Вопросы по существу сводились все к тому же. Зачем засыпал Красную площадь солью и погасил кремлевские звезды? Зачем в фильме говорят по-английски? Зачем понадобился такой бюджет и на что были потрачены деньги? И, наконец, самое главное: зачем Михалков придумал Россию, которой не было?
СЕАНС – 17/18
Последний вопрос, пожалуй, по существу. Но я могла бы его повторить в качестве именно вопроса, а не упрека.
Была ли Россия такой, какой она предстает в фильме, или не была — это Россия, какой я ее люблю и вижу. Помните, что говорил Ренуар? Цитата неточная, но за смысл ручаюсь. Он сказал: время сарказмов миновало, и единственное, что я могу принести в наш жестокий мир — мою любовь. И это говорит восьмидесятилетний старик, на краю могилы.

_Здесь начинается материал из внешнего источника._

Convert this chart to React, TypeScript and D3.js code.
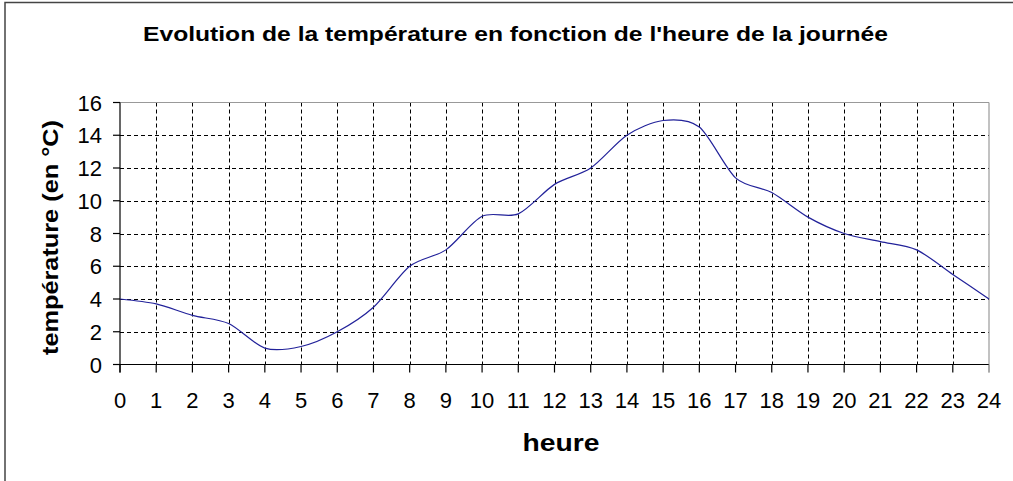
import React from "react";
import * as d3 from "d3";

const hours = [0,1,2,3,4,5,6,7,8,9,10,11,12,13,14,15,16,17,18,19,20,21,22,23,24];
const temperatures = [4,3.7,3,2.5,1,1.1,2,3.5,6,7,9.05,9.2,11,12,14,14.9,14.5,11.4,10.5,9,8,7.5,7,5.5,4];
const yTicks = [0,2,4,6,8,10,12,14,16];
const xTicks = hours;
const title = "Evolution de la température en fonction de l'heure de la journée";
const xTitle = "heure";
const yTitle = "température (en °C)";

const W = 1013, H = 481;
const left = 120, right = 989, top = 102.5, bottom = 364.5;
const FONT = "'Liberation Sans', Arial, sans-serif";

export default function App() {
  const x = d3.scaleLinear().domain([0, 24]).range([left, right]);
  const y = d3.scaleLinear().domain([0, 16]).range([bottom, top]);
  const line = d3.line<number>()
    .x((_, i) => x(hours[i]))
    .y((d) => y(d))
    .curve(d3.curveCardinal.tension(0.15));
  const path = line(temperatures) || "";
  return (
    <svg width={W} height={H} style={{ position: "fixed", left: 0, top: 0, background: "#fff" }}>
      <rect x={0} y={0} width={W} height={H} fill="#fff" />
      <rect x={5} y={2.5} width={W + 10} height={H + 10} fill="none" stroke="#444" strokeWidth={1.5} />
      <text x={143} y={41} textLength={745} lengthAdjust="spacingAndGlyphs" fontFamily={FONT} fontWeight="bold" fontSize={19.5} fill="#000">{title}</text>
      {/* grid */}
      {yTicks.filter((t) => t > 0 && t < 16).map((t) => (
        <line key={"gy" + t} x1={left} x2={right} y1={Math.round(y(t)) + 0.5} y2={Math.round(y(t)) + 0.5} stroke="#000" strokeWidth={1} strokeDasharray="4,3" />
      ))}
      {xTicks.filter((t) => t > 0 && t < 24).map((t) => (
        <line key={"gx" + t} x1={Math.round(x(t)) + 0.5} x2={Math.round(x(t)) + 0.5} y1={top} y2={bottom} stroke="#000" strokeWidth={1} strokeDasharray="4,3" />
      ))}
      {/* plot border */}
      <line x1={left} x2={right} y1={top} y2={top} stroke="#999" strokeWidth={1.2} />
      <line x1={right} x2={right} y1={top} y2={bottom + 8} stroke="#999" strokeWidth={1.2} />
      {/* axes */}
      <line x1={left} x2={left} y1={top} y2={bottom + 8} stroke="#000" strokeWidth={1.2} />
      <line x1={left - 7} x2={right} y1={bottom} y2={bottom} stroke="#000" strokeWidth={1.2} />
      {yTicks.map((t) => (
        <g key={"yt" + t}>
          <line x1={left - 7} x2={left} y1={y(t)} y2={y(t)} stroke="#000" strokeWidth={1.2} />
          <text x={102} y={y(t) + 8} textAnchor="end" fontFamily={FONT} fontSize={22} fill="#000">{t}</text>
        </g>
      ))}
      {xTicks.map((t) => (
        <g key={"xt" + t}>
          <line x1={x(t)} x2={x(t)} y1={bottom} y2={bottom + 8} stroke={t === 24 ? "#999" : "#000"} strokeWidth={1.2} />
          <text x={x(t)} y={408} textAnchor="middle" fontFamily={FONT} fontSize={22} fill="#000">{t}</text>
        </g>
      ))}
      <path d={path} fill="none" stroke="#22229a" strokeWidth={1.2} />
      <text x={522.5} y={450.5} textLength={77} lengthAdjust="spacingAndGlyphs" fontFamily={FONT} fontWeight="bold" fontSize={23.5} fill="#000">{xTitle}</text>
      <text transform={`translate(57.5,355) rotate(-90)`} textLength={235} lengthAdjust="spacingAndGlyphs" fontFamily={FONT} fontWeight="bold" fontSize={22} fill="#000">{yTitle}</text>
    </svg>
  );
}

Уродство и мерзость запустения — они не могут помочь людям жить. Кому-то хочется пребывать в твердом убеждении, что все только плохо, ужасно, безобразно, отвратительно, и еще подберите сто пятьдесят слов из этого ряда. Мы омерзительно, безбожно потеряли волю жить, вообще уважение ко всему — к прошлому, к настоящему, к самим себе… А тут вдруг Россия — полнокровная и прекрасная… И начинается разговор о «клюкве», о том, что Михалков снял картину для иностранцев… Да, для иностранцев. Для ста миллионов иностранцев, живущих в моей стране. Не знающих ни культуры ее, ни истории, ни — что самое главное — любви к ней.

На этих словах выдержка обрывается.